Martin Vander Weyer Martin Vander Weyer

TSB’s new owners should have seen this computer catastrophe coming

issue 05 May 2018

The systems breakdown at TSB is not (yet) the worst UK bank computer cock-up of all time: that prize is held by RBS, whose problems in 2012 afflicted customers for a month and attracted a £56 million fine. But the failure of TSB to migrate four million customers’ accounts from systems bequeathed by its former parent Lloyds to a streamlined IT structure, designed by new Spanish owner Banco Sabadell, is surely the fiasco that has been longest foreseen.

It dates from 2009, when Brussels insisted that Lloyds dispose of part of its branch network as a condition for the bailout that followed its acquisition of HBOS during the financial crisis. This was ‘Project Verde’: the plan was to rebadge 632 former Lloyds TSB and Cheltenham & Gloucester branches as ‘TSB’ and sell them to the Co-operative Bank — which turned out to have such troubles of its own that it was incapable of completing the deal. Instead, TSB floated on the stock market in 2014 under the slogan ‘Welcome back to local banking’ — but fell without protest to Sabadell within a year.
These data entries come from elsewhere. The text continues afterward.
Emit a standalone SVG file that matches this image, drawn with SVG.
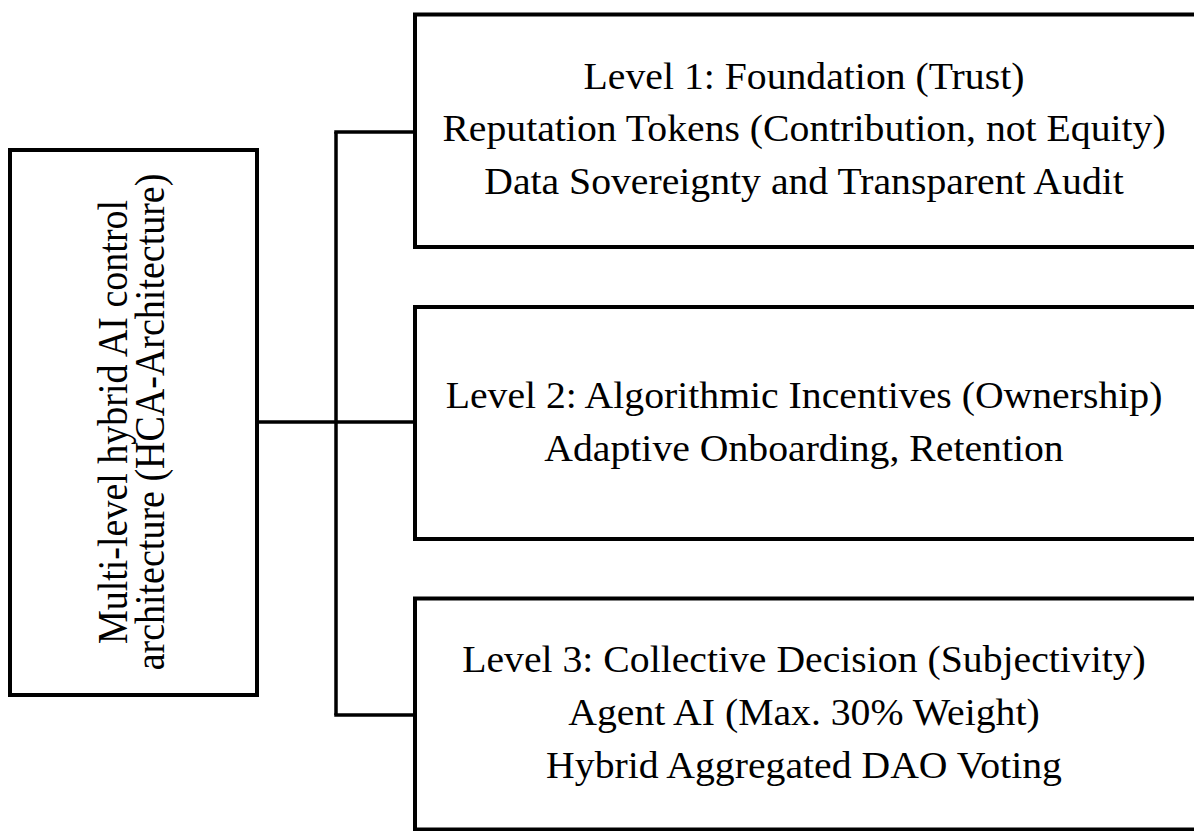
<svg xmlns="http://www.w3.org/2000/svg" width="1194" height="831" viewBox="0 0 1194 831">
  <style>
    .box { fill: #ffffff; stroke: #000000; stroke-width: 4; }
    .conn { fill: none; stroke: #000000; stroke-width: 3.5; }
    .t { font-family: "Liberation Serif", "Times New Roman", serif; font-size: 38px; fill: #000000; text-anchor: middle; }
    .tl { font-family: "Liberation Serif", "Times New Roman", serif; font-size: 38px; fill: #000000; text-anchor: middle; }
  </style>
  <rect width="1194" height="831" fill="#ffffff"/>
  <g id="connectors">
    <line class="conn" x1="259" y1="422" x2="415" y2="422"/>
    <line class="conn" x1="336" y1="132" x2="336" y2="715"/>
    <line class="conn" x1="334.25" y1="132" x2="415" y2="132"/>
    <line class="conn" x1="334.25" y1="715" x2="415" y2="715"/>
  </g>
  <g id="root">
    <rect class="box" x="10" y="150" width="247" height="545"/>
    <text class="tl" transform="translate(127,422) scale(1.13,1) rotate(-90)">Multi-level hybrid AI control</text>
    <text class="tl" transform="translate(164,422) scale(1.13,1) rotate(-90)">architecture (HCA-Architecture)</text>
  </g>
  <g id="level1">
    <rect class="box" x="415" y="14.5" width="800" height="232.5"/>
    <text class="t" transform="translate(804,89) scale(1.045,1)">Level 1: Foundation (Trust)</text>
    <text class="t" transform="translate(804,141) scale(1.045,1)">Reputation Tokens (Contribution, not Equity)</text>
    <text class="t" transform="translate(804,194) scale(1.045,1)">Data Sovereignty and Transparent Audit</text>
  </g>
  <g id="level2">
    <rect class="box" x="415" y="307" width="800" height="232"/>
    <text class="t" transform="translate(804,408) scale(1.045,1)">Level 2: Algorithmic Incentives (Ownership)</text>
    <text class="t" transform="translate(804,461) scale(1.045,1)">Adaptive Onboarding, Retention</text>
  </g>
  <g id="level3">
    <rect class="box" x="415" y="598.5" width="800" height="231"/>
    <text class="t" transform="translate(804,672) scale(1.045,1)">Level 3: Collective Decision (Subjectivity)</text>
    <text class="t" transform="translate(804,725) scale(1.045,1)">Agent AI (Max. 30% Weight)</text>
    <text class="t" transform="translate(804,778) scale(1.045,1)">Hybrid Aggregated DAO Voting</text>
  </g>
</svg>
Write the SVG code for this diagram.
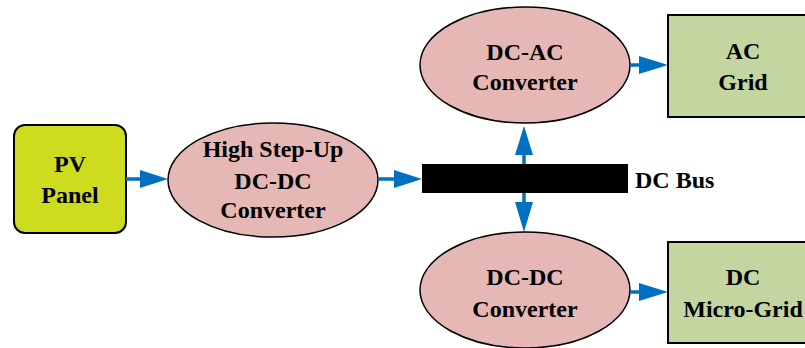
<svg xmlns="http://www.w3.org/2000/svg" width="805" height="348" viewBox="0 0 805 348">
  <style>
    .lbl { font-family: "Liberation Serif", "Times New Roman", serif; font-weight: bold; font-size: 24px; fill: #000; text-anchor: middle; }
    .conv { fill: #e5b8b5; stroke: #000; stroke-width: 1.5; }
    .grid { fill: #c4d6a0; stroke: #000; stroke-width: 2; }
    .pv { fill: #cddc1f; stroke: #000; stroke-width: 2; }
    .wire { stroke: #0070c0; stroke-width: 3.5; fill: none; }
    .head { fill: #0070c0; }
  </style>

  <rect x="0" y="0" width="805" height="348" fill="#fff"/>

  <g id="pv-panel">
    <rect class="pv" x="14" y="125" width="112" height="108" rx="11" ry="11"/>
    <text class="lbl" x="70" y="172">PV</text>
    <text class="lbl" x="70" y="203">Panel</text>
  </g>

  <g id="boost-converter">
    <ellipse class="conv" cx="273" cy="180" rx="105" ry="57"/>
    <text class="lbl" x="273" y="157">High Step-Up</text>
    <text class="lbl" x="273" y="189">DC-DC</text>
    <text class="lbl" x="273" y="218">Converter</text>
  </g>

  <g id="dc-bus">
    <rect x="422" y="164" width="206" height="29" fill="#000"/>
    <text class="lbl" x="635" y="188" style="text-anchor:start">DC Bus</text>
  </g>

  <g id="dc-ac-converter">
    <ellipse class="conv" cx="525" cy="65" rx="105" ry="58"/>
    <text class="lbl" x="525" y="60">DC-AC</text>
    <text class="lbl" x="525" y="90">Converter</text>
  </g>

  <g id="dc-dc-converter">
    <ellipse class="conv" cx="525" cy="290" rx="105" ry="58"/>
    <text class="lbl" x="525" y="285">DC-DC</text>
    <text class="lbl" x="525" y="317">Converter</text>
  </g>

  <g id="ac-grid">
    <rect class="grid" x="668" y="15" width="145" height="102"/>
    <text class="lbl" x="743" y="59">AC</text>
    <text class="lbl" x="743" y="90">Grid</text>
  </g>

  <g id="dc-micro-grid">
    <rect class="grid" x="668" y="242" width="145" height="101"/>
    <text class="lbl" x="743" y="285">DC</text>
    <text class="lbl" x="743" y="317">Micro-Grid</text>
  </g>

  <g id="connectors">
    <!-- PV panel to boost converter -->
    <line class="wire" x1="126" y1="179" x2="142" y2="179"/>
    <polygon class="head" points="140,170 168,179 140,188"/>
    <!-- boost converter to DC bus -->
    <line class="wire" x1="378" y1="179" x2="396" y2="179"/>
    <polygon class="head" points="394,170 422,179 394,188"/>
    <!-- DC bus up to DC-AC converter -->
    <line class="wire" x1="524" y1="164" x2="524" y2="153"/>
    <polygon class="head" points="515,155 524,126 533,155"/>
    <!-- DC bus down to DC-DC converter -->
    <line class="wire" x1="524" y1="193" x2="524" y2="204"/>
    <polygon class="head" points="515,202 524,232 533,202"/>
    <!-- DC-AC converter to AC grid -->
    <line class="wire" x1="630" y1="65" x2="641" y2="65"/>
    <polygon class="head" points="639,56 668,65 639,74"/>
    <!-- DC-DC converter to DC micro-grid -->
    <line class="wire" x1="630" y1="292" x2="641" y2="292"/>
    <polygon class="head" points="639,283 668,292 639,301"/>
  </g>
</svg>
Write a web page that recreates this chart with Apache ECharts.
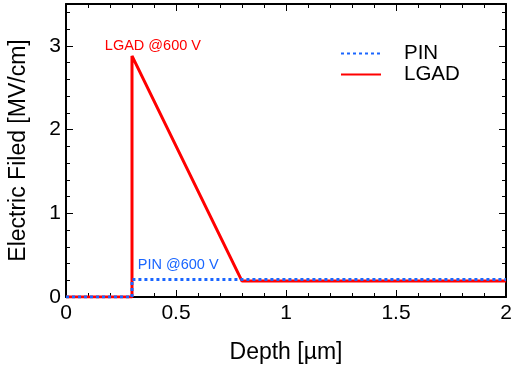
<!DOCTYPE html>
<html>
<head>
<meta charset="utf-8">
<script src="https://cdn.jsdelivr.net/npm/echarts@6/dist/echarts.min.js"></script>
<style>
  html, body { margin: 0; padding: 0; background: #fff; }
  #chart { width: 511px; height: 370px; }
</style>
</head>
<body>
<div id="chart"></div>
<script>
// 数据：深度 [µm] 与电场 [MV/cm]
const pinDepth = [0, 0.3, 0.3, 2.0];
const pinField = [0, 0, 0.21, 0.21];
const lgadDepth = [0, 0.3, 0.3, 0.8, 2.0];
const lgadField = [0, 0, 2.88, 0.19, 0.19];

// 注释文字及其锚点（数据坐标）
const annoText = ['LGAD @600 V', 'PIN @600 V'];
const annoDepth = [0.395, 0.51];
const annoField = [3.0, 0.38];

const RED = '#ff0000';
const BLUE = '#1a66ff';
const FONT = 'Liberation Sans';

const zip = (xs, ys) => xs.map((x, i) => [x, ys[i]]);
const fmtX = (v) => (v === 0.5 || v === 1.5 ? String(v) : String(Math.round(v)));
const fmtY = (v) => (v > 3 ? '' : String(v));

const chart = echarts.init(document.getElementById('chart'), null, { renderer: 'canvas' });

const tickCommon = {
  axisLine: { show: true, onZero: false, lineStyle: { color: '#000', width: 2 } },
  axisTick: { show: true, inside: true, length: 7, lineStyle: { color: '#000', width: 1 } },
  minorTick: { show: true, splitNumber: 5, length: 4, lineStyle: { color: '#000', width: 1 } },
  splitLine: { show: false },
};

chart.setOption({
  animation: false,
  textStyle: { fontFamily: FONT },
  grid: { left: 66, right: 5, top: 4, bottom: 73, outerBoundsMode: 'none', containLabel: false },
  legend: {
    orient: 'vertical',
    left: 335,
    top: 38,
    icon: 'inherit',
    itemWidth: 40,
    itemHeight: 12,
    itemGap: 0,
    itemStyle: { opacity: 0 },
    textStyle: { fontSize: 20.5, color: '#000', fontFamily: FONT, padding: [0, 0, 0, 18] },
    data: ['PIN', 'LGAD'],
  },
  xAxis: [
    {
      type: 'value', min: 0, max: 2, interval: 0.5,
      name: 'Depth [µm]', nameLocation: 'middle', nameGap: 44,
      nameTextStyle: { fontSize: 23, color: '#000', fontFamily: FONT },
      axisLabel: { fontSize: 21, color: '#000', margin: 6, formatter: fmtX, fontFamily: FONT },
      ...tickCommon,
    },
    {
      type: 'value', min: 0, max: 2, interval: 0.5, position: 'top',
      axisLabel: { show: false },
      ...tickCommon,
    },
  ],
  yAxis: [
    {
      type: 'value', min: 0, max: 3.5, interval: 1,
      name: 'Electric Filed [MV/cm]', nameLocation: 'middle', nameGap: 36,
      nameTextStyle: { fontSize: 23, color: '#000', fontFamily: FONT },
      axisLabel: { fontSize: 21, color: '#000', margin: 5, formatter: fmtY, fontFamily: FONT },
      ...tickCommon,
    },
    {
      type: 'value', min: 0, max: 3.5, interval: 1, position: 'right',
      axisLabel: { show: false },
      ...tickCommon,
    },
  ],
  series: [
    {
      name: 'LGAD',
      type: 'line',
      data: zip(lgadDepth, lgadField),
      showSymbol: false,
      symbol: 'none',
      lineStyle: { color: RED, width: 3, type: 'solid' },
      itemStyle: { color: RED },
      z: 2,
      markPoint: {
        symbol: 'circle', symbolSize: 0,
        label: { show: true, position: 'inside', color: RED, fontSize: 14.5, fontFamily: FONT, formatter: annoText[0] },
        data: [{ coord: [annoDepth[0], annoField[0]] }],
      },
    },
    {
      name: 'PIN',
      type: 'line',
      data: zip(pinDepth, pinField),
      showSymbol: false,
      symbol: 'none',
      lineStyle: { color: BLUE, width: 3, type: [3, 3] },
      itemStyle: { color: BLUE },
      z: 3,
      markPoint: {
        symbol: 'circle', symbolSize: 0,
        label: { show: true, position: 'inside', color: BLUE, fontSize: 14.5, fontFamily: FONT, formatter: annoText[1] },
        data: [{ coord: [annoDepth[1], annoField[1]] }],
      },
    },
  ],
});
</script>
</body>
</html>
All the while, TSB accounts were ‘hosted’ on the Heath Robinson contraption that was Lloyds’ legacy computer systems. A lesson was offered by RBS, which scrapped plans to complete a similar separation of branches rebadged as Williams & Glyn — the cannier Spanish bank Santander having walked away from buying them for fear of systems incompatibility. But late last year, TSB chief Paul Pester announced the launch of a whizzing new platform, cloned from Sabadell, which would herald ‘the humanisation of digital’ and offer ‘unheard-of’ speed and flexibility. Now all he can do is grovel. Scanning a growing field of user-friendly, digitally-driven ‘challenger banks’, we might conclude that it’s easier and wiser to build one from scratch than buy a cast-off.